Copy everything in the data below exactly except the pictures.

## Start DATA BLOCK

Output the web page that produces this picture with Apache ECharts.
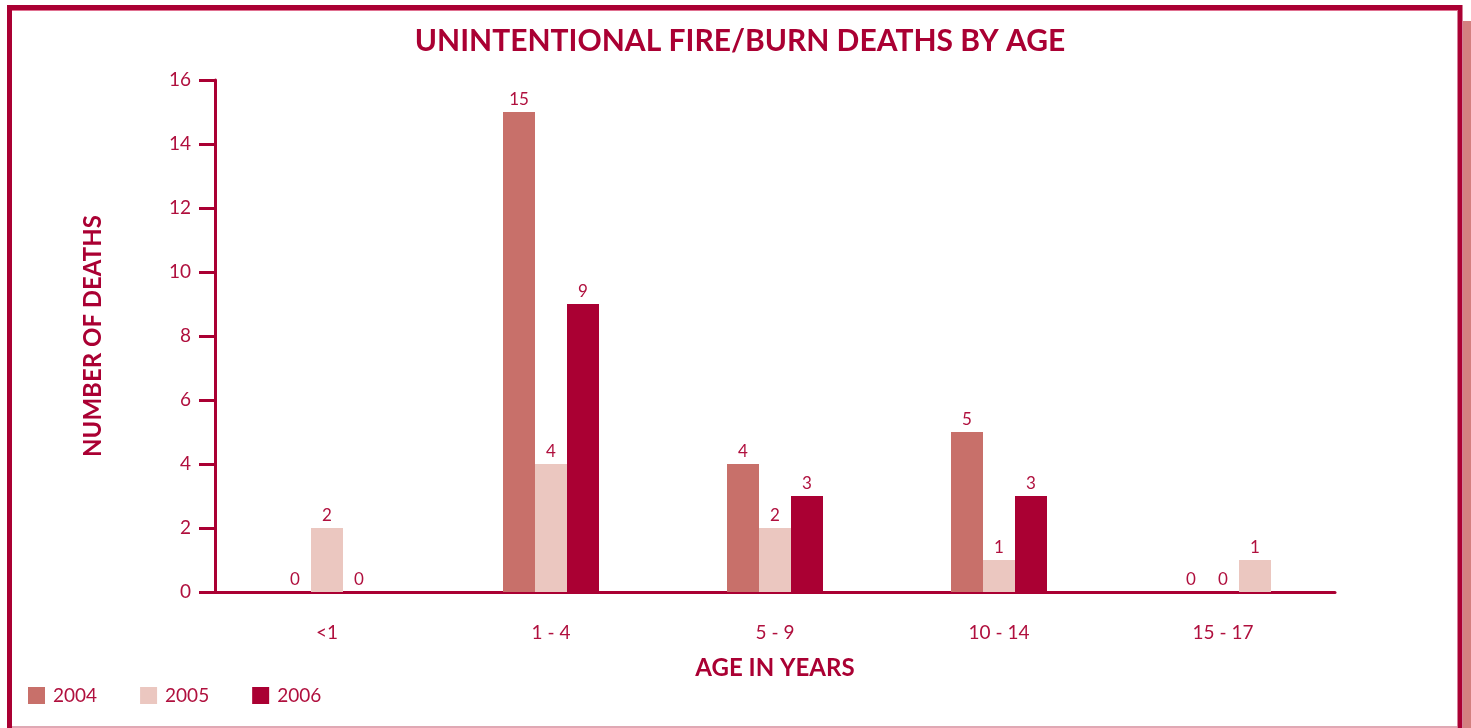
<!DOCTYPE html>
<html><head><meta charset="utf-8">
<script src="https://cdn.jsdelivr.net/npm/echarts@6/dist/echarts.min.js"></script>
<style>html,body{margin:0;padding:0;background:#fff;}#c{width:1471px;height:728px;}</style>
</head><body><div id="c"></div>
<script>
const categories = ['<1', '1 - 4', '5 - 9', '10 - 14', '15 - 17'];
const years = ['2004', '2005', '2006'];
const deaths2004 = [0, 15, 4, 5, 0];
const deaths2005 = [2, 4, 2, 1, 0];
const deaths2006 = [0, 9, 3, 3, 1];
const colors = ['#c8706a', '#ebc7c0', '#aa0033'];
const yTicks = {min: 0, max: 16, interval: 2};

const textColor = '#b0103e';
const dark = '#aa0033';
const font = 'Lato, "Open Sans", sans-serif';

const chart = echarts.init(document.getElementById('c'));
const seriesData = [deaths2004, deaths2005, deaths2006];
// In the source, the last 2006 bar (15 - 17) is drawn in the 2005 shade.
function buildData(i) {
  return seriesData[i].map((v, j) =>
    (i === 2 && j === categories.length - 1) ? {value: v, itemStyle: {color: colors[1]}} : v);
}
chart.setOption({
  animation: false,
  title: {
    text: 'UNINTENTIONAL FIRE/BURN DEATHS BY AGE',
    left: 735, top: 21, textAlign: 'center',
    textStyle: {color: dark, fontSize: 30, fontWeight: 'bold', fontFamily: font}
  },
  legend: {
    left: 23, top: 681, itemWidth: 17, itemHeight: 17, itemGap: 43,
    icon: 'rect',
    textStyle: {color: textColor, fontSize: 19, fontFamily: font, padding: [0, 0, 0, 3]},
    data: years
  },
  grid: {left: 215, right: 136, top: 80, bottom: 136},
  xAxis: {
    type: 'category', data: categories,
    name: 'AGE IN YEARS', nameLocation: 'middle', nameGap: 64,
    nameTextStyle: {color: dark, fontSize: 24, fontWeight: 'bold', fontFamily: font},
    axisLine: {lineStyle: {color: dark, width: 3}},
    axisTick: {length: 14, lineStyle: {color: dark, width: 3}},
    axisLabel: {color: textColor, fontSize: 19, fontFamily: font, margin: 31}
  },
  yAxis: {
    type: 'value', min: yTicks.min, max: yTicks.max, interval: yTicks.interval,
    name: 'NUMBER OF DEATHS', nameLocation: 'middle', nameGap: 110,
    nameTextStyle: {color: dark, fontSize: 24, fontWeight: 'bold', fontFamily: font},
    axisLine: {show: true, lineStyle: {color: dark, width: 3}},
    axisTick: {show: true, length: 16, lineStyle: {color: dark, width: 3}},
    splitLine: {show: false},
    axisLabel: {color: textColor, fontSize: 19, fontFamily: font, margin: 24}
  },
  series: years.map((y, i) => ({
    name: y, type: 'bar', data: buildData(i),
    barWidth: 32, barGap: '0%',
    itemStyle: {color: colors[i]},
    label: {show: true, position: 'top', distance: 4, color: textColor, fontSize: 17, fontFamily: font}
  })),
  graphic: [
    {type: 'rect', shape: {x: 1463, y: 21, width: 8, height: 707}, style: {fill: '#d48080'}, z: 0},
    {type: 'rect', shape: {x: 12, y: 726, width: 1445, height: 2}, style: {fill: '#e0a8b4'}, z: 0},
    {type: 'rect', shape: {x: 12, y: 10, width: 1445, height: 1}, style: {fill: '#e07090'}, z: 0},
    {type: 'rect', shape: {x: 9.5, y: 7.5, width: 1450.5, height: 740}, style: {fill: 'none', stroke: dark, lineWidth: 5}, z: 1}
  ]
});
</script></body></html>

## End DATA BLOCK

_WRITTEN SOLUTION_
Output the web page that produces this picture with Apache ECharts.
<!DOCTYPE html>
<html><head><meta charset="utf-8">
<script src="https://cdn.jsdelivr.net/npm/echarts@6/dist/echarts.min.js"></script>
<style>html,body{margin:0;padding:0;background:#fff;}#c{width:1471px;height:728px;}</style>
</head><body><div id="c"></div>
<script>
const categories = ['<1', '1 - 4', '5 - 9', '10 - 14', '15 - 17'];
const years = ['2004', '2005', '2006'];
const deaths2004 = [0, 15, 4, 5, 0];
const deaths2005 = [2, 4, 2, 1, 0];
const deaths2006 = [0, 9, 3, 3, 1];
const colors = ['#c8706a', '#ebc7c0', '#aa0033'];
const yTicks = {min: 0, max: 16, interval: 2};

const textColor = '#b0103e';
const dark = '#aa0033';
const font = 'Lato, "Open Sans", sans-serif';

const chart = echarts.init(document.getElementById('c'));
const seriesData = [deaths2004, deaths2005, deaths2006];
// In the source, the last 2006 bar (15 - 17) is drawn in the 2005 shade.
function buildData(i) {
  return seriesData[i].map((v, j) =>
    (i === 2 && j === categories.length - 1) ? {value: v, itemStyle: {color: colors[1]}} : v);
}
chart.setOption({
  animation: false,
  title: {
    text: 'UNINTENTIONAL FIRE/BURN DEATHS BY AGE',
    left: 735, top: 21, textAlign: 'center',
    textStyle: {color: dark, fontSize: 30, fontWeight: 'bold', fontFamily: font}
  },
  legend: {
    left: 23, top: 681, itemWidth: 17, itemHeight: 17, itemGap: 43,
    icon: 'rect',
    textStyle: {color: textColor, fontSize: 19, fontFamily: font, padding: [0, 0, 0, 3]},
    data: years
  },
  grid: {left: 215, right: 136, top: 80, bottom: 136},
  xAxis: {
    type: 'category', data: categories,
    name: 'AGE IN YEARS', nameLocation: 'middle', nameGap: 64,
    nameTextStyle: {color: dark, fontSize: 24, fontWeight: 'bold', fontFamily: font},
    axisLine: {lineStyle: {color: dark, width: 3}},
    axisTick: {length: 14, lineStyle: {color: dark, width: 3}},
    axisLabel: {color: textColor, fontSize: 19, fontFamily: font, margin: 31}
  },
  yAxis: {
    type: 'value', min: yTicks.min, max: yTicks.max, interval: yTicks.interval,
    name: 'NUMBER OF DEATHS', nameLocation: 'middle', nameGap: 110,
    nameTextStyle: {color: dark, fontSize: 24, fontWeight: 'bold', fontFamily: font},
    axisLine: {show: true, lineStyle: {color: dark, width: 3}},
    axisTick: {show: true, length: 16, lineStyle: {color: dark, width: 3}},
    splitLine: {show: false},
    axisLabel: {color: textColor, fontSize: 19, fontFamily: font, margin: 24}
  },
  series: years.map((y, i) => ({
    name: y, type: 'bar', data: buildData(i),
    barWidth: 32, barGap: '0%',
    itemStyle: {color: colors[i]},
    label: {show: true, position: 'top', distance: 4, color: textColor, fontSize: 17, fontFamily: font}
  })),
  graphic: [
    {type: 'rect', shape: {x: 1463, y: 21, width: 8, height: 707}, style: {fill: '#d48080'}, z: 0},
    {type: 'rect', shape: {x: 12, y: 726, width: 1445, height: 2}, style: {fill: '#e0a8b4'}, z: 0},
    {type: 'rect', shape: {x: 12, y: 10, width: 1445, height: 1}, style: {fill: '#e07090'}, z: 0},
    {type: 'rect', shape: {x: 9.5, y: 7.5, width: 1450.5, height: 740}, style: {fill: 'none', stroke: dark, lineWidth: 5}, z: 1}
  ]
});
</script></body></html>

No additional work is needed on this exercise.